Supplied information:
·····

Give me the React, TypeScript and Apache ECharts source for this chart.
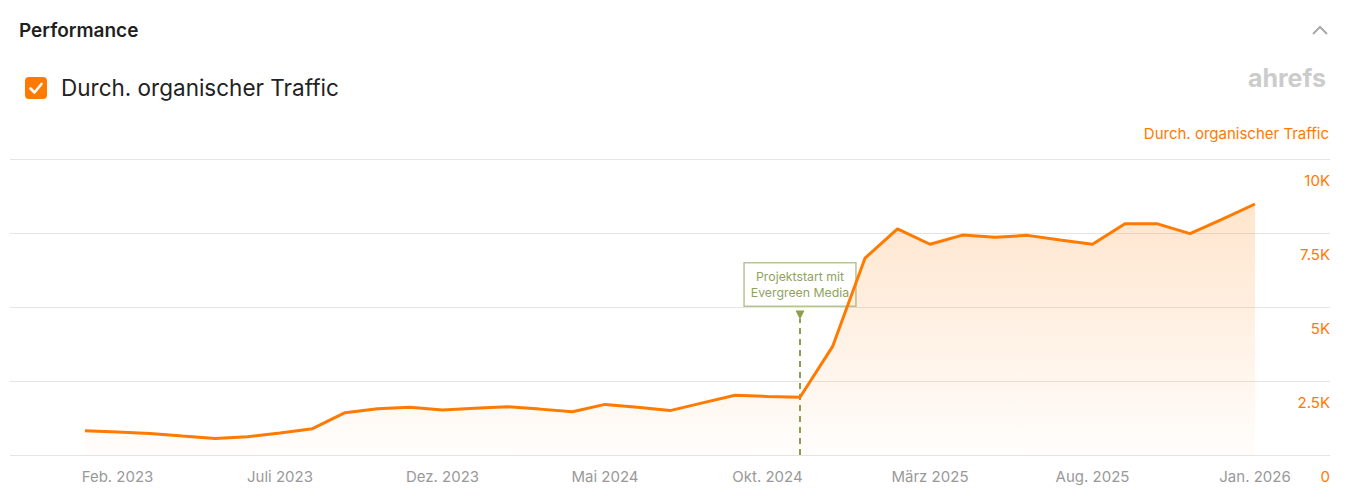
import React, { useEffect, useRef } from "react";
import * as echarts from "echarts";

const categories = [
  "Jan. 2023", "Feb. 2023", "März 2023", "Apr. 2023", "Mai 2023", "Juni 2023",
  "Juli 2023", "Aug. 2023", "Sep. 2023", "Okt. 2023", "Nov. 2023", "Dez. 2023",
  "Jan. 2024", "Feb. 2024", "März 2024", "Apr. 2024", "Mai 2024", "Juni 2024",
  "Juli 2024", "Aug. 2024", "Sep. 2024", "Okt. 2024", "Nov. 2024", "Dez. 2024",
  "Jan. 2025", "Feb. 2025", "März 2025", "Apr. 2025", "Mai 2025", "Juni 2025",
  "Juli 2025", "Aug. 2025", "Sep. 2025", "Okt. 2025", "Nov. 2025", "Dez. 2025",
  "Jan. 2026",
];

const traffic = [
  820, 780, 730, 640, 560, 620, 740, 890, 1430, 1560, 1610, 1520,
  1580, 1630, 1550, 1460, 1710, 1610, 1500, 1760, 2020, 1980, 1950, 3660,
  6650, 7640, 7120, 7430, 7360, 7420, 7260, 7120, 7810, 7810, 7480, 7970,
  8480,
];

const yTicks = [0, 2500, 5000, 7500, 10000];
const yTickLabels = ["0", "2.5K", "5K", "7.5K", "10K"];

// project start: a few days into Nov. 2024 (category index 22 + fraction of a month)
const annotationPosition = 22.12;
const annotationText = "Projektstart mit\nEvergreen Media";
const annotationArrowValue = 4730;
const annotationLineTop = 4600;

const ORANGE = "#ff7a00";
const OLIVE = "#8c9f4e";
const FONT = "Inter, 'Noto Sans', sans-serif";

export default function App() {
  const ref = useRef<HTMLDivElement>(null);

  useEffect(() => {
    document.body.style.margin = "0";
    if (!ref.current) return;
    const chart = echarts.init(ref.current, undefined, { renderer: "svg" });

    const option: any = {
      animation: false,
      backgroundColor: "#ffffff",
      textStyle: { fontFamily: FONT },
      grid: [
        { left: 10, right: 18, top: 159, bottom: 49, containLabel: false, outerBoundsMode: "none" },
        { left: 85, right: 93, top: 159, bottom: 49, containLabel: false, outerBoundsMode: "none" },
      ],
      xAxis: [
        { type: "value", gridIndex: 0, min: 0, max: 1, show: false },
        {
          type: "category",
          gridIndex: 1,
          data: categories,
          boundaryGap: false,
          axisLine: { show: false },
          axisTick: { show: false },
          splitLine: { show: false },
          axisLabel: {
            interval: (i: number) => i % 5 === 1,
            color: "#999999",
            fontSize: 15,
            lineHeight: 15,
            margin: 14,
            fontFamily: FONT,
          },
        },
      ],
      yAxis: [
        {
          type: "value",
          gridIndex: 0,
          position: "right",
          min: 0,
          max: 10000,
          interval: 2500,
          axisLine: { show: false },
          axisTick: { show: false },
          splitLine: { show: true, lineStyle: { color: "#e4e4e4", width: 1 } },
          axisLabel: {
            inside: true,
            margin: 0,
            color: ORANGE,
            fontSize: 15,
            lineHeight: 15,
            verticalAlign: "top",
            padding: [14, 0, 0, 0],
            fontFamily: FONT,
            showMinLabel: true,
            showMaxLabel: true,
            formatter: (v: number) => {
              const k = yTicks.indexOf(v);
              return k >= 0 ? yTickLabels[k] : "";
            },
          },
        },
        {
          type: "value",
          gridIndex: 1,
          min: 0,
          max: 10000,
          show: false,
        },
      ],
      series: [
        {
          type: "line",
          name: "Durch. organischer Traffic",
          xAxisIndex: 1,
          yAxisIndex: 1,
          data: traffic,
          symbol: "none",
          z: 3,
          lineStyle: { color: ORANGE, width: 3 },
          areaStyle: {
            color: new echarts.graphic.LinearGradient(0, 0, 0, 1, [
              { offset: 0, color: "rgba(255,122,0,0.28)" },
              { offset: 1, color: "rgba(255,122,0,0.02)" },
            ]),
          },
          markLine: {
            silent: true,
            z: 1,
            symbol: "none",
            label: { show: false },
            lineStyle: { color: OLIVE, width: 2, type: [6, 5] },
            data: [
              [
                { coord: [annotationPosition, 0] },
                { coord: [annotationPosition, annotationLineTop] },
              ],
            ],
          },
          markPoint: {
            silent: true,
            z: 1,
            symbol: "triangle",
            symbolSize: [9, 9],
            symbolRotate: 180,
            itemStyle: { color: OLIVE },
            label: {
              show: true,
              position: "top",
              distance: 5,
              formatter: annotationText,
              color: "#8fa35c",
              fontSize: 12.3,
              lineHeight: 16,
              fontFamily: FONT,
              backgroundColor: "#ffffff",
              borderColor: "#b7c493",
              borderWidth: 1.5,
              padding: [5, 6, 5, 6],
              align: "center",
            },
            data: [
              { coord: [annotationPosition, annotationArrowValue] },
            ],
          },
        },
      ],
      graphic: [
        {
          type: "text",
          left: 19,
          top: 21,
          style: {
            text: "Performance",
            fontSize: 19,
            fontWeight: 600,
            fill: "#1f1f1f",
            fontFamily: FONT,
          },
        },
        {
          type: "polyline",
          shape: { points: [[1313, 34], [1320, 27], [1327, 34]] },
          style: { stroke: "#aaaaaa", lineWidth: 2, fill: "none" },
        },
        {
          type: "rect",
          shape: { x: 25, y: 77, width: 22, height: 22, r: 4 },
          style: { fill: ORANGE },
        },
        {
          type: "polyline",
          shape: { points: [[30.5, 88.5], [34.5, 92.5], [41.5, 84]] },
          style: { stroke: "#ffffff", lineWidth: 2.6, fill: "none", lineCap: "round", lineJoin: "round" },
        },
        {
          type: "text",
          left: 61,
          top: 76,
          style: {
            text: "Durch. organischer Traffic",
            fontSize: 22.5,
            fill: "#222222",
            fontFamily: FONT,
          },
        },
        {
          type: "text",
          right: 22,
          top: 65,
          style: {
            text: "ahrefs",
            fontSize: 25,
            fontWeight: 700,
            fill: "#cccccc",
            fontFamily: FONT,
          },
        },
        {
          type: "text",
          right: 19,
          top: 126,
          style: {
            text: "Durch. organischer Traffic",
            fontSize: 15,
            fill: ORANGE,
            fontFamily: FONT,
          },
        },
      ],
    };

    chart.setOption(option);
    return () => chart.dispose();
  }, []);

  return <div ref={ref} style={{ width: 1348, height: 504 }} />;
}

·····

Which lines of the data above contain "React"? Copy each one.

Give me the React, TypeScript and Apache ECharts source for this chart.
import React, { useEffect, useRef } from "react";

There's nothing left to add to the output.